> What is expected
Copy the records below exactly, starting at the line that contains "Write the Plotly code for this chart." and ending at the line that contains "return (H - B - yp) / ph"; leave out any pictures.

> The records
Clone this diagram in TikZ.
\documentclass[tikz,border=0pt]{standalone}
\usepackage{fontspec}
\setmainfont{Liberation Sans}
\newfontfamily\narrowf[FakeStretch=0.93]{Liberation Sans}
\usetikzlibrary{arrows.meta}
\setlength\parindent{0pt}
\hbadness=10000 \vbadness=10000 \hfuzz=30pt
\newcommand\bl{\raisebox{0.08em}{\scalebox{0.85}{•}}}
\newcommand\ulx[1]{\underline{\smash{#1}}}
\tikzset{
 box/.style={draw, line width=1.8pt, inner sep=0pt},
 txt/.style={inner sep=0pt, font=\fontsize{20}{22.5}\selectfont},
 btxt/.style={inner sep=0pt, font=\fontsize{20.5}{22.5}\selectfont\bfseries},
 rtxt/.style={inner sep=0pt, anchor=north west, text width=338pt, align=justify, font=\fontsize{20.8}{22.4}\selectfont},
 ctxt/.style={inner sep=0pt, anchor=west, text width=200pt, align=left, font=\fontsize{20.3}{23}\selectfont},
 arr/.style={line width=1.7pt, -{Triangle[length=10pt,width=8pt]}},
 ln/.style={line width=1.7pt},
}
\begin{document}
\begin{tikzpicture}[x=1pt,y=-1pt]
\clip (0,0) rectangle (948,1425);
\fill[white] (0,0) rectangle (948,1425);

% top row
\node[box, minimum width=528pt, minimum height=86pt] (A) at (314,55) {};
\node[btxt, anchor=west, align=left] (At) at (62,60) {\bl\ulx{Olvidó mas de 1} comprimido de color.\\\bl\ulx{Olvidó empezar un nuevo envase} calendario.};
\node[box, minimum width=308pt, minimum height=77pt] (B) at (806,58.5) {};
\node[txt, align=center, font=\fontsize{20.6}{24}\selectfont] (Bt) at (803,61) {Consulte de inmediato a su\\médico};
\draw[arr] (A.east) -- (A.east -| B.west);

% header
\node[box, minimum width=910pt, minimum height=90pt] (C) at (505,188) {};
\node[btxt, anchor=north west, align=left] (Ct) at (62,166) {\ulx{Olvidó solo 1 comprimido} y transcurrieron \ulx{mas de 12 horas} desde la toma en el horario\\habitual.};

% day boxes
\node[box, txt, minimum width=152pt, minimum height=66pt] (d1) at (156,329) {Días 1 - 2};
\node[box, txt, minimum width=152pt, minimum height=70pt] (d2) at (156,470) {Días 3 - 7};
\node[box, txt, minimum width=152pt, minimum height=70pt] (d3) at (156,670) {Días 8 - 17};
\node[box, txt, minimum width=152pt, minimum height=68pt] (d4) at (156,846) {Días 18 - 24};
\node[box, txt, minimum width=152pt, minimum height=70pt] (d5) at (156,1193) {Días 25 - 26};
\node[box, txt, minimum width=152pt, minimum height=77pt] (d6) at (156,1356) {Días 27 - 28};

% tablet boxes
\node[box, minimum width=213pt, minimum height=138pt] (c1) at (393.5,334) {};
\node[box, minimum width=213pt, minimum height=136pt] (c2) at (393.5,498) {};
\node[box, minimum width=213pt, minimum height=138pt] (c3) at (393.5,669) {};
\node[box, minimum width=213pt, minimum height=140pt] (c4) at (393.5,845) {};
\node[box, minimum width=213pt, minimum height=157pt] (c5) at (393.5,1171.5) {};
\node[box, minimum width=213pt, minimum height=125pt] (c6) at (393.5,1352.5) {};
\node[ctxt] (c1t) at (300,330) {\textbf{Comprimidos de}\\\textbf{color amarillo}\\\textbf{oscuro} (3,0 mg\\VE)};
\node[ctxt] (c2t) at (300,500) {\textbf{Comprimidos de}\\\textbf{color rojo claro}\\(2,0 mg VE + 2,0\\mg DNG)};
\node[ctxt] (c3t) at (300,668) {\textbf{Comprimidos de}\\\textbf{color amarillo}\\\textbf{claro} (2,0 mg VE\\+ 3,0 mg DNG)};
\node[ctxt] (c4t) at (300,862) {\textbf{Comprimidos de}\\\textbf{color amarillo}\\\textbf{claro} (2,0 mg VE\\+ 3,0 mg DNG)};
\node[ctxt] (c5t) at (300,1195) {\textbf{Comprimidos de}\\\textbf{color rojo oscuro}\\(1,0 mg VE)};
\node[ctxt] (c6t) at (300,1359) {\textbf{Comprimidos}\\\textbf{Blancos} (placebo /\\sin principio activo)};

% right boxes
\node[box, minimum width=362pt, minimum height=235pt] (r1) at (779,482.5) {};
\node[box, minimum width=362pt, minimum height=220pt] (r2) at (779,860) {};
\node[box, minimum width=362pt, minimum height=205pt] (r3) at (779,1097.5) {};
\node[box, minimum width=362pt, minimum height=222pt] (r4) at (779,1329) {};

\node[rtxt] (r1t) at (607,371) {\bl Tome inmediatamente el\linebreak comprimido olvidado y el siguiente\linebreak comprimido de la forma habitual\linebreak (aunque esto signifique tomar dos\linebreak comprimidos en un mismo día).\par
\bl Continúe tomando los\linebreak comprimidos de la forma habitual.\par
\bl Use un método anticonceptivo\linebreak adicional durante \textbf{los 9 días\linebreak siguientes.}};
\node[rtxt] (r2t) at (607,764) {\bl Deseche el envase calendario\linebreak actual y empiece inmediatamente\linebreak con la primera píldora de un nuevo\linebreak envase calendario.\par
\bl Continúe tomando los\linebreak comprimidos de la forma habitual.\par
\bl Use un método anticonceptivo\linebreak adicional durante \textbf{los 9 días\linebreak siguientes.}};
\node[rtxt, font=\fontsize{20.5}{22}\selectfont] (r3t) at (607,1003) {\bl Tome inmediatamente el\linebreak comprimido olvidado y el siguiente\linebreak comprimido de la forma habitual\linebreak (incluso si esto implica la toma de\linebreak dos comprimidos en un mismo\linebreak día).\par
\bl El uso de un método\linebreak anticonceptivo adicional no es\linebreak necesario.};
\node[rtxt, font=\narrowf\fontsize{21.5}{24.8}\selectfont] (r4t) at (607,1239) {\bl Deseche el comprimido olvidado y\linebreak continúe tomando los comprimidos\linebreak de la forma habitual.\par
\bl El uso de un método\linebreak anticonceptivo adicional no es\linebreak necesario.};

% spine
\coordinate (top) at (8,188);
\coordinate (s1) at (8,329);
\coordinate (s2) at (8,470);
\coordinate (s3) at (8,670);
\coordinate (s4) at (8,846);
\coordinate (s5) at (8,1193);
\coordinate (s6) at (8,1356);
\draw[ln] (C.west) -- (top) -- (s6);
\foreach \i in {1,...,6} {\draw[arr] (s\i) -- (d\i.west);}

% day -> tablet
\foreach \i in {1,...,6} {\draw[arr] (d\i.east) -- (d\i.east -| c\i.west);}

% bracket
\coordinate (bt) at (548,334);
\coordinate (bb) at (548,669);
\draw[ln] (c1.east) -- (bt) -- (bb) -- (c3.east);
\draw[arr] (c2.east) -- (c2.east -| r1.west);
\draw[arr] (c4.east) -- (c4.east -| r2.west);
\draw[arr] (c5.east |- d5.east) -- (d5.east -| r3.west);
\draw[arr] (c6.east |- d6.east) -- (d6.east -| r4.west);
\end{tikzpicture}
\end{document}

---

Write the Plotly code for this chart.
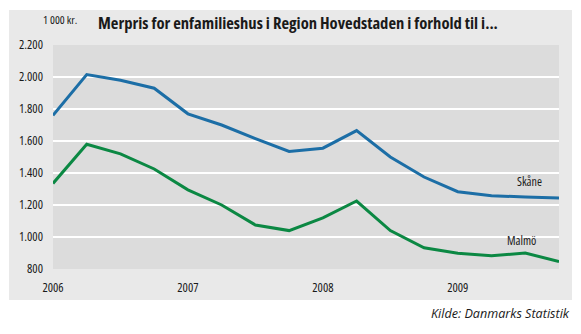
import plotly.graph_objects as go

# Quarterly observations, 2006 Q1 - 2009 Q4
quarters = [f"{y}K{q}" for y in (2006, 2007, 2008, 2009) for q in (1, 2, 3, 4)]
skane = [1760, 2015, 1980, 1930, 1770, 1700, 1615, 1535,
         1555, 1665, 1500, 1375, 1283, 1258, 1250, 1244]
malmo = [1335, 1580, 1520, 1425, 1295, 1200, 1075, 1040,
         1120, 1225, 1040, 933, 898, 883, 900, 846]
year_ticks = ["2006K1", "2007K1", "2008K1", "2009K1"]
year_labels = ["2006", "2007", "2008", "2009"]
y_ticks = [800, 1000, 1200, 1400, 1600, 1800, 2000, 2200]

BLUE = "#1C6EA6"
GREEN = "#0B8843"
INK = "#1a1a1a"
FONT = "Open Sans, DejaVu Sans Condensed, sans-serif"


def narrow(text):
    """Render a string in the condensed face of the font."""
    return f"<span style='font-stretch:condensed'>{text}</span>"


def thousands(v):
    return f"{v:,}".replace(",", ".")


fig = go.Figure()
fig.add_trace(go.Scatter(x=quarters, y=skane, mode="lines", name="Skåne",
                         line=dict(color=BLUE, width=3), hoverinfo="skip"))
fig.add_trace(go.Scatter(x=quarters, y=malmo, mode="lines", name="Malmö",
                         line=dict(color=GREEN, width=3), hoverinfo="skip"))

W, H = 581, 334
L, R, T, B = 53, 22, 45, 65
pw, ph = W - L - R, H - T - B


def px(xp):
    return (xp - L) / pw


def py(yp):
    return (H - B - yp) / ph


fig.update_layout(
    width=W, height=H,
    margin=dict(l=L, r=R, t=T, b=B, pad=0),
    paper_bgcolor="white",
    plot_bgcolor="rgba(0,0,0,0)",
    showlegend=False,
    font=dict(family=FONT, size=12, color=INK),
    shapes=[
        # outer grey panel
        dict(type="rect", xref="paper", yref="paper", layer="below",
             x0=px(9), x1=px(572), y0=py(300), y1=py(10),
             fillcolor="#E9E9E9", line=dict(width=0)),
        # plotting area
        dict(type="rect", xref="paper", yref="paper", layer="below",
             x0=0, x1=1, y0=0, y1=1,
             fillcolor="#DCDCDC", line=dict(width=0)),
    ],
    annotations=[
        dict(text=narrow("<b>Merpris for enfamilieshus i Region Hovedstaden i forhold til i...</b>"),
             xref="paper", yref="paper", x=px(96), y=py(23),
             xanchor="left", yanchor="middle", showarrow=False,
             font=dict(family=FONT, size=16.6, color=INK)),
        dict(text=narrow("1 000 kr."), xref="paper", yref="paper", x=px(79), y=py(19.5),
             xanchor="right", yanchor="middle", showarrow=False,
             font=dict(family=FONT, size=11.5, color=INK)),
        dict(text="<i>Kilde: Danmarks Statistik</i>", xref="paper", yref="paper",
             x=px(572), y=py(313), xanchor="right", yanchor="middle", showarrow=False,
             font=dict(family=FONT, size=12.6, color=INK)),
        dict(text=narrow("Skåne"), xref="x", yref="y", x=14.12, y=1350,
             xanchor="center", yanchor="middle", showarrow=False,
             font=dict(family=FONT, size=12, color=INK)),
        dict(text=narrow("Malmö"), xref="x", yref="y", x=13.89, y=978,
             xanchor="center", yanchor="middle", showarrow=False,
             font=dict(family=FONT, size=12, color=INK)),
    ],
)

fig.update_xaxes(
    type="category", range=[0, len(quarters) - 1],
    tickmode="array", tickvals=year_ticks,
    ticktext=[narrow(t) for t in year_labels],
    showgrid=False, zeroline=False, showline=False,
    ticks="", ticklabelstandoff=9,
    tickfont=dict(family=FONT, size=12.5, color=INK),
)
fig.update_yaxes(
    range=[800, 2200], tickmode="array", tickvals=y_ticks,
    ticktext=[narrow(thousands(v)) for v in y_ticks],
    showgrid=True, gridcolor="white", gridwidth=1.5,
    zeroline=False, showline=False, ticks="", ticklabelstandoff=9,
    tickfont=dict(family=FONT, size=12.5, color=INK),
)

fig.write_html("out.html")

> Solution to the problem
Write the Plotly code for this chart.
import plotly.graph_objects as go

# Quarterly observations, 2006 Q1 - 2009 Q4
quarters = [f"{y}K{q}" for y in (2006, 2007, 2008, 2009) for q in (1, 2, 3, 4)]
skane = [1760, 2015, 1980, 1930, 1770, 1700, 1615, 1535,
         1555, 1665, 1500, 1375, 1283, 1258, 1250, 1244]
malmo = [1335, 1580, 1520, 1425, 1295, 1200, 1075, 1040,
         1120, 1225, 1040, 933, 898, 883, 900, 846]
year_ticks = ["2006K1", "2007K1", "2008K1", "2009K1"]
year_labels = ["2006", "2007", "2008", "2009"]
y_ticks = [800, 1000, 1200, 1400, 1600, 1800, 2000, 2200]

BLUE = "#1C6EA6"
GREEN = "#0B8843"
INK = "#1a1a1a"
FONT = "Open Sans, DejaVu Sans Condensed, sans-serif"


def narrow(text):
    """Render a string in the condensed face of the font."""
    return f"<span style='font-stretch:condensed'>{text}</span>"


def thousands(v):
    return f"{v:,}".replace(",", ".")


fig = go.Figure()
fig.add_trace(go.Scatter(x=quarters, y=skane, mode="lines", name="Skåne",
                         line=dict(color=BLUE, width=3), hoverinfo="skip"))
fig.add_trace(go.Scatter(x=quarters, y=malmo, mode="lines", name="Malmö",
                         line=dict(color=GREEN, width=3), hoverinfo="skip"))

W, H = 581, 334
L, R, T, B = 53, 22, 45, 65
pw, ph = W - L - R, H - T - B


def px(xp):
    return (xp - L) / pw


def py(yp):
    return (H - B - yp) / ph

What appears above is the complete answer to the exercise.